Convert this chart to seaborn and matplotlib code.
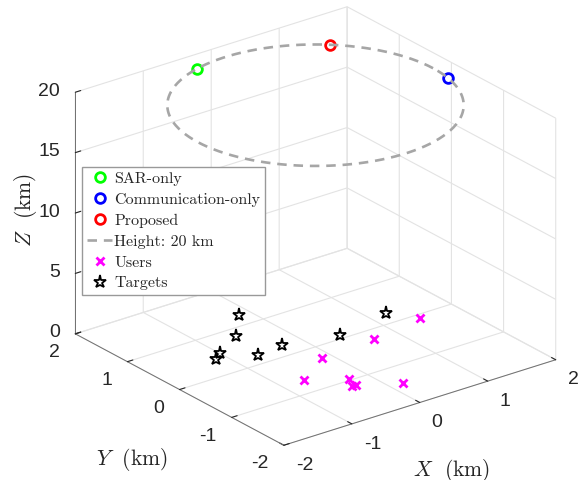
import numpy as np
import matplotlib
matplotlib.use('Agg')
import matplotlib.pyplot as plt
import seaborn as sns
from mpl_toolkits.mplot3d import proj3d

# ---------------- data ----------------
sar_x = [-0.46]
sar_y = [1.67]
comm_x = [1.70]
comm_y = [-0.33]
prop_x = [1.17]
prop_y = [1.25]
uav_height = 20
traj_radius = 1.73

user_x = [1.475, 0.67, -0.134, -0.673, -0.256, -0.346, -0.292, 0.186]
user_y = [-0.09, -0.252, -0.298, -0.661, -0.977, -1.148, -1.153, -1.434]
target_x = [-0.145, -0.548, -1.0, -1.127, -0.683, -0.283, 0.429, 1.226]
target_y = [1.27, 0.802, 0.528, 0.444, 0.215, 0.268, 0.085, 0.255]

x_ticks = [-2, -1, 0, 1, 2]
y_ticks = [-2, -1, 0, 1, 2]
z_ticks = [0, 5, 10, 15, 20]
x_tick_labels = ['-2', '-1', '0', '1', '2']
y_tick_labels = ['-2', '-1', '0', '1', '2']
z_tick_labels = ['0', '5', '10', '15', '20']

labels = ['SAR-only', 'Communication-only', 'Proposed', 'Height: 20 km', 'Users', 'Targets']

# ---------------- style ----------------
sns.set_style('white')
plt.rcParams['font.family'] = ['Liberation Sans', 'DejaVu Sans']
plt.rcParams['axes.unicode_minus'] = False
plt.rcParams['mathtext.fontset'] = 'cm'
plt.rcParams['grid.color'] = '#e3e3e3'
plt.rcParams['grid.linewidth'] = 0.8

W, H = 581, 480
fig = plt.figure(figsize=(W / 100, H / 100), dpi=100)
ax = fig.add_subplot(projection='3d')
ax.set_proj_type('ortho')
ax.view_init(elev=24.2, azim=-127.5)
ax.set_box_aspect((1, 1, 0.773))

gridc = '#e3e3e3'
h_sar, = ax.plot(sar_x, sar_y, [uav_height], 'o', mfc='none', mec=(0, 1, 0), mew=2, ms=7, label=labels[0])
h_comm, = ax.plot(comm_x, comm_y, [uav_height], 'o', mfc='none', mec=(0, 0, 1), mew=2, ms=7, label=labels[1])
h_prop, = ax.plot(prop_x, prop_y, [uav_height], 'o', mfc='none', mec=(1, 0, 0), mew=2, ms=7, label=labels[2])
theta = np.linspace(0, 2 * np.pi, 361)
h_traj, = ax.plot(traj_radius * np.cos(theta), traj_radius * np.sin(theta), np.full_like(theta, uav_height),
                  ls=(0, (3.6, 2.6)), lw=1.9, color=(0.65, 0.65, 0.65), label=labels[3])
h_users, = ax.plot(user_x, user_y, np.zeros(len(user_x)), 'x', color=(1, 0, 1), mew=2, ms=6, label=labels[4])
h_tg, = ax.plot(target_x, target_y, np.zeros(len(target_x)), '*', mfc='none', mec='black', mew=1.3, ms=9.5, label=labels[5])

ax.set_xlim(-2, 2)
ax.set_ylim(-2, 2)
ax.set_zlim(0, 20)
ax.set_xticks(x_ticks, x_tick_labels)
ax.set_yticks(y_ticks, y_tick_labels)
ax.set_zticks(z_ticks, z_tick_labels)
ax.tick_params(labelsize=14, colors='#262626')
ax.zaxis.set_tick_params(pad=-1.5)

for axis in (ax.xaxis, ax.yaxis, ax.zaxis):
    axis.set_pane_color((1, 1, 1, 0))
    axis.pane.set_edgecolor(gridc)
    axis.line.set_color('#707070')
    axis.line.set_linewidth(0.7)
    axis._axinfo['grid'].update(color=gridc, linewidth=0.8)
    axis._axinfo['tick']['inward_factor'] = 0.0
    axis._axinfo['tick']['outward_factor'] = 0.25

# tick label alignment like the reference
for axis, ha, va in ((ax.xaxis, 'left', 'center'), (ax.yaxis, 'right', 'center'), (ax.zaxis, 'right', 'center')):
    for t in axis.get_major_ticks():
        t.label1.set_ha(ha)
        t.label1.set_va(va)

ax.xaxis.set_rotate_label(False)
ax.yaxis.set_rotate_label(False)
ax.zaxis.set_rotate_label(False)
ax.xaxis._axinfo['label']['va'] = 'top'
ax.yaxis._axinfo['label']['va'] = 'top'
ax.set_xlabel(r'$X\ $ (km)', fontfamily='cmr10', fontsize=15.5, rotation=0, labelpad=10)
ax.set_ylabel(r'$Y\ $ (km)', fontfamily='cmr10', fontsize=15.5, rotation=0, labelpad=14)
ax.set_zlabel(r'$Z\ $ (km)', fontfamily='cmr10', fontsize=15.5, rotation=90, labelpad=0)

fig.legend(handles=[h_sar, h_comm, h_prop, h_traj, h_users, h_tg], labels=labels,
           loc='upper left', bbox_to_anchor=(82 / W, 1 - 167 / H), bbox_transform=fig.transFigure,
           prop={'family': 'cmr10', 'size': 11.5}, frameon=True, fancybox=False, edgecolor='#999999',
           framealpha=1, borderaxespad=0, borderpad=0.3, handlelength=1.6, handletextpad=0.12,
           labelspacing=0.42)

# ---------------- fit box to target pixel bbox ----------------
tx0, tx1, ty0, ty1 = 75, 556, H - 445, H - 7

def corners_px():
    fig.canvas.draw()
    M = ax.get_proj()
    xs = [-2, -2, 2, 2, -2, -2, 2, 2]
    ys = [-2, 2, -2, 2, -2, 2, -2, 2]
    zs = [0, 0, 0, 0, 20, 20, 20, 20]
    px, py, _ = proj3d.proj_transform(np.array(xs, float), np.array(ys, float), np.array(zs, float), M)
    return ax.transData.transform(np.column_stack([px, py]))

for _ in range(3):
    d = corners_px()
    pos = ax.get_position()
    ax0, ay0, aw, ah = pos.x0 * W, pos.y0 * H, pos.width * W, pos.height * H
    ul = (d[:, 0].min() - ax0) / aw
    ur = (d[:, 0].max() - ax0) / aw
    vb = (d[:, 1].min() - ay0) / ah
    vt = (d[:, 1].max() - ay0) / ah
    S = 0.5 * ((tx1 - tx0) / (ur - ul) + (ty1 - ty0) / (vt - vb))
    X0 = 0.5 * ((tx0 - S * ul) + (tx1 - S * ur))
    Y0 = 0.5 * ((ty0 - S * vb) + (ty1 - S * vt))
    ax.set_position([X0 / W, Y0 / H, S / W, S / H])

fig.savefig('out.png', dpi=100)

- **WHAT THIS TASK INVOLVES**: Search the data above for lines holding "seaborn" and copy each of them.

- **ANSWER FOR THIS EXERCISE**:
Convert this chart to seaborn and matplotlib code.
import seaborn as sns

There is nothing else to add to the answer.